▸ **Work instructions**: Copy out every line of the data exactly.

⟨

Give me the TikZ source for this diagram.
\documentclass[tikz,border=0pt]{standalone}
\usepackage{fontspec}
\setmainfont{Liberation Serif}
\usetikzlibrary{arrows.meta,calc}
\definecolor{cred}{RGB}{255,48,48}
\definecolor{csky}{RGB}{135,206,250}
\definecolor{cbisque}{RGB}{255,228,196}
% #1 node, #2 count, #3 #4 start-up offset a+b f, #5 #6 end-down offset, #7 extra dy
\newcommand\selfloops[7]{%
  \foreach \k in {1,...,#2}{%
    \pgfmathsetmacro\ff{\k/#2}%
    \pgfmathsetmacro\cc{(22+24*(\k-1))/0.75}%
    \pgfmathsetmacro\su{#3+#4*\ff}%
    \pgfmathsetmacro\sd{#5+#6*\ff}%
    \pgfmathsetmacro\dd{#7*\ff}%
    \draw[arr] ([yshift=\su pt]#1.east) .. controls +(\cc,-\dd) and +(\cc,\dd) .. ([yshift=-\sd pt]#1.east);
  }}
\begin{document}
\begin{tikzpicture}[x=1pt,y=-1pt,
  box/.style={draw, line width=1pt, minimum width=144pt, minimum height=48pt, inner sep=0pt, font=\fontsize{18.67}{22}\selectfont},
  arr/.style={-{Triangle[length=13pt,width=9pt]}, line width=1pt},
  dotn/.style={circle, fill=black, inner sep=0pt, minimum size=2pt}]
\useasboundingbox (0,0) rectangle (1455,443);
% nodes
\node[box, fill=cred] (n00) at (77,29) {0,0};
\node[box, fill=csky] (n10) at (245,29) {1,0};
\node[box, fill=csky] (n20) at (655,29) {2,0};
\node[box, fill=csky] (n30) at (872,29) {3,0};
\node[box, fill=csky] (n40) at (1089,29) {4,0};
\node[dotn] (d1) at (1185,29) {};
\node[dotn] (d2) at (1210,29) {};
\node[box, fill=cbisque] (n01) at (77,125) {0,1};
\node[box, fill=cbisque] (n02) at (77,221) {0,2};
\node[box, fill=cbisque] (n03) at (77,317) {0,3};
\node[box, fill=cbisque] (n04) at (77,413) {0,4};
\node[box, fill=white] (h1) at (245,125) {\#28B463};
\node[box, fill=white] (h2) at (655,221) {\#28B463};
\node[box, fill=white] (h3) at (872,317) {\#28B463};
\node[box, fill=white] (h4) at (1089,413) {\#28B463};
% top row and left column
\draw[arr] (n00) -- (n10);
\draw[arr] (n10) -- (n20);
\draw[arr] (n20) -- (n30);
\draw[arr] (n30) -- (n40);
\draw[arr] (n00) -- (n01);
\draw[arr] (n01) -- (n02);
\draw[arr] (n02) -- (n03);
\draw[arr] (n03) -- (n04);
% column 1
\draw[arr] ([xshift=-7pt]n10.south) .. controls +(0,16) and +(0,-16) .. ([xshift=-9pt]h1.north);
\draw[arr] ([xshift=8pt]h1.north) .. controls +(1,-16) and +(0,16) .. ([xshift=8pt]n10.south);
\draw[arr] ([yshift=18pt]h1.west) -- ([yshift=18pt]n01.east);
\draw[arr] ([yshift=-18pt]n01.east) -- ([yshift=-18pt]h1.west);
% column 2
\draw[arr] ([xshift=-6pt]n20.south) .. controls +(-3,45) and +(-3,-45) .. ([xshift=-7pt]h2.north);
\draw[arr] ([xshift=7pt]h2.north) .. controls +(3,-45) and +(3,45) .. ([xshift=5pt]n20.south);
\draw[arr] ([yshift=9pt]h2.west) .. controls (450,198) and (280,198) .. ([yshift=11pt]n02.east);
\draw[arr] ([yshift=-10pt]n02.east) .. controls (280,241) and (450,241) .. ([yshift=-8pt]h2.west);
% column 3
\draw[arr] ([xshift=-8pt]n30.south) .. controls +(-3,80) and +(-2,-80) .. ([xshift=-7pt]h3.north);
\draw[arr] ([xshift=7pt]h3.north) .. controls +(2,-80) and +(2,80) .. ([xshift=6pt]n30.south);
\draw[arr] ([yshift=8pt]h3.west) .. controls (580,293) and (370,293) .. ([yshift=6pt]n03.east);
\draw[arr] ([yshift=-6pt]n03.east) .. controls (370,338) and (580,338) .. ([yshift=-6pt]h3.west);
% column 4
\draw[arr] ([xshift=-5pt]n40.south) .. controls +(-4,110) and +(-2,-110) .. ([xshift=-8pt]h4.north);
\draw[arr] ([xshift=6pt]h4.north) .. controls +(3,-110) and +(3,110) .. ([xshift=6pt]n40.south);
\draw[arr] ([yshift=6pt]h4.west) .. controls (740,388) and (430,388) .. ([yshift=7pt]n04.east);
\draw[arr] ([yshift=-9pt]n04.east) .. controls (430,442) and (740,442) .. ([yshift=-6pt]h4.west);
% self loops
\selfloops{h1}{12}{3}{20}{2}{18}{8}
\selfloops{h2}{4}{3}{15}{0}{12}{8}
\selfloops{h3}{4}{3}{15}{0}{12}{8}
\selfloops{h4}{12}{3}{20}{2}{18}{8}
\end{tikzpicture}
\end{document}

⟩

▸ **Reply**:
Give me the TikZ source for this diagram.
\documentclass[tikz,border=0pt]{standalone}
\usepackage{fontspec}
\setmainfont{Liberation Serif}
\usetikzlibrary{arrows.meta,calc}
\definecolor{cred}{RGB}{255,48,48}
\definecolor{csky}{RGB}{135,206,250}
\definecolor{cbisque}{RGB}{255,228,196}
% #1 node, #2 count, #3 #4 start-up offset a+b f, #5 #6 end-down offset, #7 extra dy
\newcommand\selfloops[7]{%
  \foreach \k in {1,...,#2}{%
    \pgfmathsetmacro\ff{\k/#2}%
    \pgfmathsetmacro\cc{(22+24*(\k-1))/0.75}%
    \pgfmathsetmacro\su{#3+#4*\ff}%
    \pgfmathsetmacro\sd{#5+#6*\ff}%
    \pgfmathsetmacro\dd{#7*\ff}%
    \draw[arr] ([yshift=\su pt]#1.east) .. controls +(\cc,-\dd) and +(\cc,\dd) .. ([yshift=-\sd pt]#1.east);
  }}
\begin{document}
\begin{tikzpicture}[x=1pt,y=-1pt,
  box/.style={draw, line width=1pt, minimum width=144pt, minimum height=48pt, inner sep=0pt, font=\fontsize{18.67}{22}\selectfont},
  arr/.style={-{Triangle[length=13pt,width=9pt]}, line width=1pt},
  dotn/.style={circle, fill=black, inner sep=0pt, minimum size=2pt}]
\useasboundingbox (0,0) rectangle (1455,443);
% nodes
\node[box, fill=cred] (n00) at (77,29) {0,0};
\node[box, fill=csky] (n10) at (245,29) {1,0};
\node[box, fill=csky] (n20) at (655,29) {2,0};
\node[box, fill=csky] (n30) at (872,29) {3,0};
\node[box, fill=csky] (n40) at (1089,29) {4,0};
\node[dotn] (d1) at (1185,29) {};
\node[dotn] (d2) at (1210,29) {};
\node[box, fill=cbisque] (n01) at (77,125) {0,1};
\node[box, fill=cbisque] (n02) at (77,221) {0,2};
\node[box, fill=cbisque] (n03) at (77,317) {0,3};
\node[box, fill=cbisque] (n04) at (77,413) {0,4};
\node[box, fill=white] (h1) at (245,125) {\#28B463};
\node[box, fill=white] (h2) at (655,221) {\#28B463};
\node[box, fill=white] (h3) at (872,317) {\#28B463};
\node[box, fill=white] (h4) at (1089,413) {\#28B463};
% top row and left column
\draw[arr] (n00) -- (n10);
\draw[arr] (n10) -- (n20);
\draw[arr] (n20) -- (n30);
\draw[arr] (n30) -- (n40);
\draw[arr] (n00) -- (n01);
\draw[arr] (n01) -- (n02);
\draw[arr] (n02) -- (n03);
\draw[arr] (n03) -- (n04);
% column 1
\draw[arr] ([xshift=-7pt]n10.south) .. controls +(0,16) and +(0,-16) .. ([xshift=-9pt]h1.north);
\draw[arr] ([xshift=8pt]h1.north) .. controls +(1,-16) and +(0,16) .. ([xshift=8pt]n10.south);
\draw[arr] ([yshift=18pt]h1.west) -- ([yshift=18pt]n01.east);
\draw[arr] ([yshift=-18pt]n01.east) -- ([yshift=-18pt]h1.west);
% column 2
\draw[arr] ([xshift=-6pt]n20.south) .. controls +(-3,45) and +(-3,-45) .. ([xshift=-7pt]h2.north);
\draw[arr] ([xshift=7pt]h2.north) .. controls +(3,-45) and +(3,45) .. ([xshift=5pt]n20.south);
\draw[arr] ([yshift=9pt]h2.west) .. controls (450,198) and (280,198) .. ([yshift=11pt]n02.east);
\draw[arr] ([yshift=-10pt]n02.east) .. controls (280,241) and (450,241) .. ([yshift=-8pt]h2.west);
% column 3
\draw[arr] ([xshift=-8pt]n30.south) .. controls +(-3,80) and +(-2,-80) .. ([xshift=-7pt]h3.north);
\draw[arr] ([xshift=7pt]h3.north) .. controls +(2,-80) and +(2,80) .. ([xshift=6pt]n30.south);
\draw[arr] ([yshift=8pt]h3.west) .. controls (580,293) and (370,293) .. ([yshift=6pt]n03.east);
\draw[arr] ([yshift=-6pt]n03.east) .. controls (370,338) and (580,338) .. ([yshift=-6pt]h3.west);
% column 4
\draw[arr] ([xshift=-5pt]n40.south) .. controls +(-4,110) and +(-2,-110) .. ([xshift=-8pt]h4.north);
\draw[arr] ([xshift=6pt]h4.north) .. controls +(3,-110) and +(3,110) .. ([xshift=6pt]n40.south);
\draw[arr] ([yshift=6pt]h4.west) .. controls (740,388) and (430,388) .. ([yshift=7pt]n04.east);
\draw[arr] ([yshift=-9pt]n04.east) .. controls (430,442) and (740,442) .. ([yshift=-6pt]h4.west);
% self loops
\selfloops{h1}{12}{3}{20}{2}{18}{8}
\selfloops{h2}{4}{3}{15}{0}{12}{8}
\selfloops{h3}{4}{3}{15}{0}{12}{8}
\selfloops{h4}{12}{3}{20}{2}{18}{8}
\end{tikzpicture}
\end{document}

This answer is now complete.